In 1976 I began working for an insurance company where, in 1978, I met my wife Nora Hall. We were married in 1984. Around then, I typed these poems, put them in a file folder, and carried them with me ever since.
I’ve always had the desire to capture my ideas and pull them into the world as poems. Your first big emotion, I guess, is love. You meet somebody at 14 or 15 and you think about them all the time and you just write down what you feel about them. It’s always been like that for me.
But then I became more of an observer. I lived on the streets for two years — surviving mostly by my wits, with some begging, borrowing and stealing thrown in with some poor decisions — and I just wrote about things I saw, experiences I had I that I guess at that time were important to me so I wrote them down. I didn’t keep everything of course. I lost a lot of stuff over the years but I somehow managed to keep what I have.“
His published collection is a small fraction of a lifetime of work — “much of which has been lost to the wind, on the floors of bars, to lovers and anger. In my memories and dreams, I still walk the streets of Cabbagetown. An older man trying to capture something of my youth to explain those feelings of rock bottom loneliness and hunger. Now, as I walk away from that old apartment, I am changed, I am different. Now I know love. That was very difficult for my family. They were incapable of love, and I understand that now.”
Robert is working on a second volume of poems, but in the meantime, he offers work frequently on Facebook — well worth the follow!
1.] Where do ideas come from?
They come from all over the place, it just depends on the experience. I wrote something about watching a rich guy in a car downtown [Toronto] and an old homeless man, one of the winos, or drunks of the neighborhood, walking by the car, and how these two people from such different backgrounds didn’t even notice each other. Another time I was looking out a window when I lived on Seaton Street and I was watching these two kids toss a bicycle tire at the streetlamp and at the base of the lamp an old man was just simply sitting there. And that inspired me to write. Sometimes it happens right away but sometimes I have to give it some more thought before I can actually write about it. When I was younger, writing was more immediate, more in the moment, now I take more time for reflection. I am always writing in my head but some of my thoughts I just let them go. If I feel an immediate connection with a subject matter, I am more likely to follow that thread than if I look at a person or situation and don’t feel that.
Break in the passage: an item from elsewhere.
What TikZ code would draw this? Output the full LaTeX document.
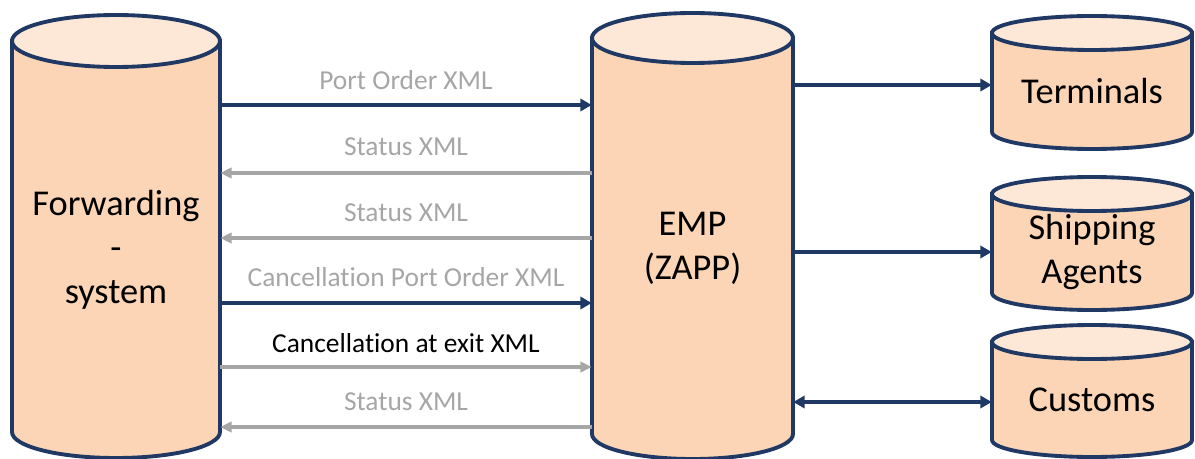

There was a cop who used to be in downtown Toronto in the early 1970s, he was a published poet and I got to know him pretty well. He used to inspire me a lot. I would tell him I didn’t know what to write about, I was 16 or 17 at the time, and he told me to just write about the doorknob or a dresser. Such a simple thing but you could take it anywhere — like how many hands have touched the handles on the dresser and you could imagine people putting their clothes away, or packing up for a trip somewhere. It was a great device for dealing with writer’s block. I still use this technique today if I am feeling stuck for an idea. I think of a doorknob or dresser to prompt my writing. Even if it doesn’t go anywhere, it helps to keep you in the habit of writing about something. The process is going on in your head, but you are physically capturing the ideas.
2.] What is the itch you are scratching?
I’ve written a couple of things about my mother — she passed away a few years ago. We didn’t have the greatest relationship and I kept in a lot of things about her. I started putting my thoughts on paper and was even shocking myself about the things that were coming up. I’ve been sort of purging ever since she passed as a way to process my feelings, to process the melancholy. I’ve felt this in other areas of my life, like after a wonderful vacation or a weekend and then you have a feeling of melancholy that comes over you when it’s over and you have to go back to work on Monday. You feel sad that the good times are ending and you have to go back to reality. I used to experience this feeling a lot and identified it as melancholy. I then wrote a series of poems where I made melancholy into a person and now I don’t feel the melancholy anymore because I’ve personified the emotion and it can live on the paper and not in my body.
3.] Early bird or night owl, tortoise or hare?
I am night owl for sure. That’s when I find I get most creative — after it gets dark and I have space and time to read or watch documentaries that interest me or just think about things. But then again, there are mornings when I wake up with an idea and I have to capture it right away. Whether or not that idea goes anywhere and bears more work isn’t immediately obvious, so I write it down and come back to it later when I have more time to spend with it.
I am a combination of tortoise and hare – sometimes I can write really quickly and complete a poem in as little as 5 minutes and I am really happy with it. Other times ideas take more time for me to think about and process, so much more like the pace of a tortoise.
4.] How do you know when you are done?
I don’t know quite how to describe how I know when I am finished with a creative impulse. I just get a feeling that I am happy with something and that’s how it’s going to stay. Other things like the melancholy idea, I wrote 10 different things about melancholy starting with melancholy 1 all the way up to melancholy 10 — they weren’t all done at once, but they were done because the idea kept occurring to me and when I looked back at all of them, they all seemed to have something to do with the women in my life, whether it be a sister, my mother, or former girlfriend. Melancholy might never be done, by the time I get my second book done we could reach melancholy 20. Then again, there might not be anymore.